On the other hand, a liquidation procedure may also be commenced.

Unless the debtor files for a voluntary bankruptcy with the Government Bankruptcy Office, creditors owning a debt of at least CAD 1,000 (approx. EUR 700) can also request a bankruptcy order to the court. A trustee is then given responsibility for selling/disposing of the estate.

Priority rules normally apply while distributing the proceeds to the creditors. Under the BIA, priority claims (such as government claims) are considered first, followed by preferential claims (such as administrative expenses) and unsecured creditors. There are no precise rules under the CCAA, but unsecured creditors would similarly be considered once secured and preferential creditors have been paid in full.

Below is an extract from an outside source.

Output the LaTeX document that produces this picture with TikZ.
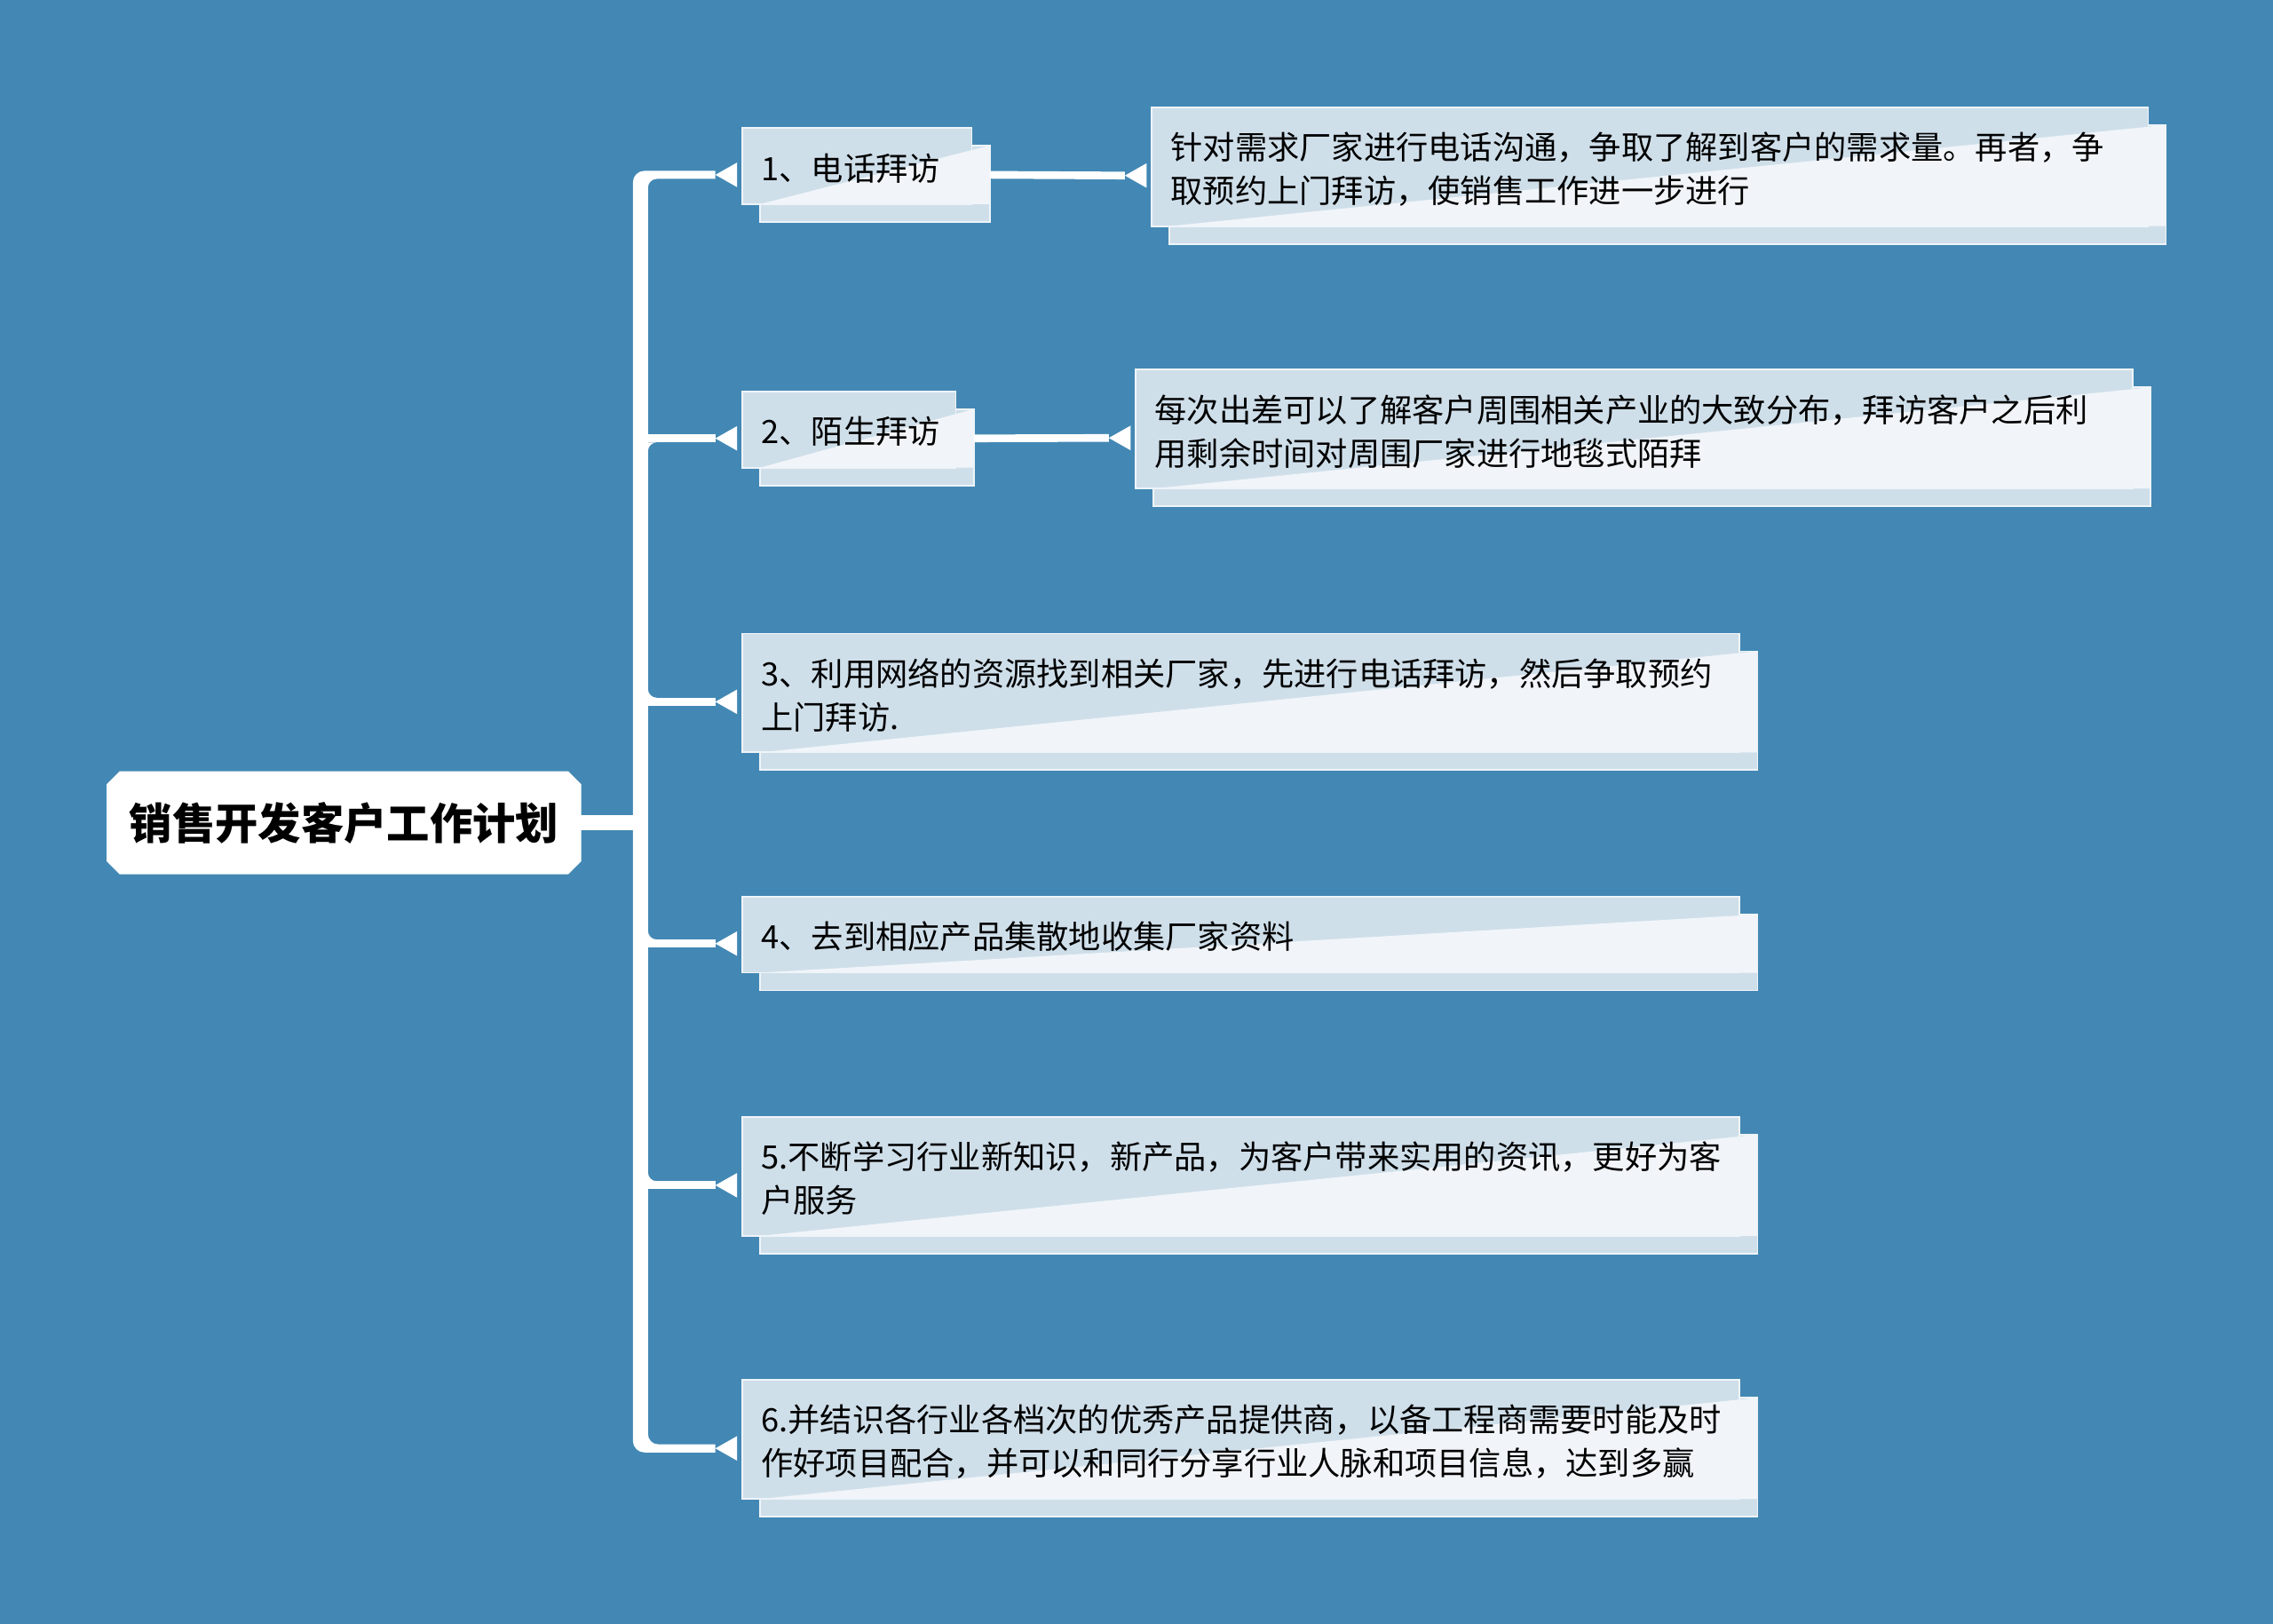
\documentclass[tikz,border=0pt]{standalone}
\usepackage{fontspec}
\setmainfont{Noto Sans CJK SC}
\definecolor{bgblue}{RGB}{67,136,180}
\definecolor{carddark}{RGB}{207,223,234}
\definecolor{cardlight}{RGB}{241,245,249}
\definecolor{cardedge}{RGB}{238,244,249}
\tikzset{
  cardback/.style={fill=carddark},
  cardfront/.style={rectangle, fill=carddark, draw=none, inner sep=0pt, outer sep=0pt},
  cardgloss/.style={fill=cardlight},
  cardrim/.style={draw=cardedge, line width=1.1pt},
  cardtext/.style={inner sep=0pt, anchor=west, align=left, text=black,
    font=\fontsize{22.2pt}{30pt}\selectfont},
  roottext/.style={inner sep=0pt, text=black, font=\fontsize{29.6pt}{34pt}\selectfont\bfseries},
  twig/.style={draw=white, line width=5.6pt},
  stem/.style={draw=white, line width=10.4pt},
  tip/.style={fill=white},
  fillet/.style={fill=white},
}
\newcommand\mmcard[6]{%
  \pgfmathsetmacro\mmbxa{#2+12.3}%
  \pgfmathsetmacro\mmbya{#3+12.2}%
  \pgfmathsetmacro\mmbxb{#4+12.3}%
  \pgfmathsetmacro\mmbyb{#5+12.2}%
  \pgfmathsetmacro\mmcy{(#3+#5+12.2)/2}%
  \pgfmathsetmacro\mmty{(#3+#5)/2+1.5}%
  \pgfmathsetmacro\mmw{#4-#2}%
  \pgfmathsetmacro\mmh{#5-#3}%
  \fill[cardback] (\mmbxa,\mmbya) rectangle (\mmbxb,\mmbyb);
  \node[cardfront, minimum width={\mmw pt}, minimum height={\mmh pt}, anchor=north west] (#1) at (#2,#3) {};
  \fill[cardgloss] (\mmbxa,#5) -- (\mmbxb,\mmbya) -- (\mmbxb,#5) -- cycle;
  \draw[cardrim] (#4,\mmbya) -- (\mmbxb,\mmbya) -- (\mmbxb,\mmbyb) -- (\mmbxa,\mmbyb) -- (\mmbxa,#5);
  \draw[cardrim] (#1.north west) rectangle (#1.south east);
  \node[cardtext] (#1-t) at (#2+13,\mmty) {#6};
  \coordinate (#1-in) at (#2-18.5,\mmcy);
  \coordinate (#1-out) at (\mmbxb,\mmcy);
  \fill[tip] (#1-in) -- ++(15,-8.5) -- ++(0,17) -- cycle;
}
\begin{document}
\begin{tikzpicture}[x=1pt,y=-1pt]
\fill[bgblue] (0,0) rectangle (1568,1120);
\useasboundingbox (0,0) rectangle (1568,1120);

% cards
\mmcard{c1}{512}{88.2}{670.4}{140.8}{1、电话拜访}
\mmcard{c2}{512}{270}{659.4}{322.6}{2、陌生拜访}
\mmcard{c3}{512}{437}{1200.1}{519}{3、利用网络的资源找到相关厂家，先进行电话拜访，然后争取预约\\上门拜访.}
\mmcard{c4}{512}{618.6}{1200.1}{671}{4、去到相应产品集散地收集厂家资料}
\mmcard{c5}{512}{770.5}{1200.1}{852.5}{5.不断学习行业新知识，新产品，为客户带来实用的资讯，更好为客\\户服务}
\mmcard{c6}{512}{952}{1200.1}{1034}{6.并结识各行业各档次的优秀产品提供商，以备工程商需要时能及时\\作好项目配合，并可以和同行分享行业人脉和项目信息，达到多赢}
\mmcard{d1}{794.5}{74}{1481.9}{156}{针对需求厂家进行电话沟通，争取了解到客户的需求量。再者，争\\取预约上门拜访，使销售工作进一步进行}
\mmcard{d2}{783.4}{255}{1471}{337}{每次出差可以了解客户周围相关产业的大致分布，拜访客户之后利\\用剩余时间对周围厂家进行地毯式陌拜}

% root
\fill[white] (82.5,532) -- (392,532) -- (401,541) -- (401,594) -- (392,603)
  -- (82.5,603) -- (73.5,594) -- (73.5,541) -- cycle;
\node[roottext, minimum width=327.5pt, minimum height=71pt] (root) at (237.25,567.5) {销售开发客户工作计划};

% trunk
\coordinate (trunkJ) at (445,0);
\fill[white]
  (436.6,125.8) .. controls (436.6,121.38) and (440.18,117.8) .. (444.6,117.8)
  -- ([yshift=2.8pt]c1-in) -- ([yshift=-2.8pt]c1-in)
  -- (453,123.4) .. controls (449.69,123.4) and (447,126.09) .. (447,129.4)
  -- (447,989.3) .. controls (447,993.16) and (450.14,996.3) .. (454,996.3)
  -- ([yshift=2.8pt]c6-in) -- ([yshift=-2.8pt]c6-in)
  -- (444.6,1001.9) .. controls (440.18,1001.9) and (436.6,998.32) .. (436.6,993.9)
  -- cycle;
\draw[stem] ([xshift=-1pt]root.east) -- (root.east -| trunkJ);

% branches
\draw[twig] (c2-in -| trunkJ) -- (c2-in);
\draw[twig] (c3-in -| trunkJ) -- (c3-in);
\draw[twig] (c4-in -| trunkJ) -- (c4-in);
\draw[twig] (c5-in -| trunkJ) -- (c5-in);
\fill[fillet] (447,305.2) -- ++(6,0) .. controls +(-3.31,0) and +(0,-3.31) .. ++(-6,6) -- cycle;
\fill[fillet] (447,481.3) -- ++(6,0) .. controls +(-3.31,0) and +(0,3.31) .. ++(-6,-6) -- cycle;
\fill[fillet] (447,648.1) -- ++(6,0) .. controls +(-3.31,0) and +(0,3.31) .. ++(-6,-6) -- cycle;
\fill[fillet] (447,814.8) -- ++(6,0) .. controls +(-3.31,0) and +(0,3.31) .. ++(-6,-6) -- cycle;

% child to description
\draw[twig, line width=5.3pt] (c1-out) -- (d1-in);
\draw[twig, line width=5.3pt] (c2-out) -- (d2-in);
\end{tikzpicture}
\end{document}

As previously mentioned, RoT provisions have no effect in Canada, but the creditors may request the return of unpaid goods (shipped within up to 30 days) by sending a notice to the BIA within 15 days of the bankruptcy declaration. In practice, this is difficult as the goods must have remained discernible and, as far as foreign sellers are concerned, the time requirements have often passed when they become aware of the proceedings.

In reorganization and liquidation proceedings alike, administrators and liquidators may order cancellation of any transaction concluded prior to the insolvency proceedings against the interests of the estate.

Therefore, although there is no ‘suspect period’ in Canadian law, undervalued deals, transactions favouring one creditor over the others, inappropriate dividends or unfair transactions of all kinds would most likely be void.

Insolvency proceedings would take from one to three years for simple cases, but longer proceedings may be expected depending on the complexity of the claim.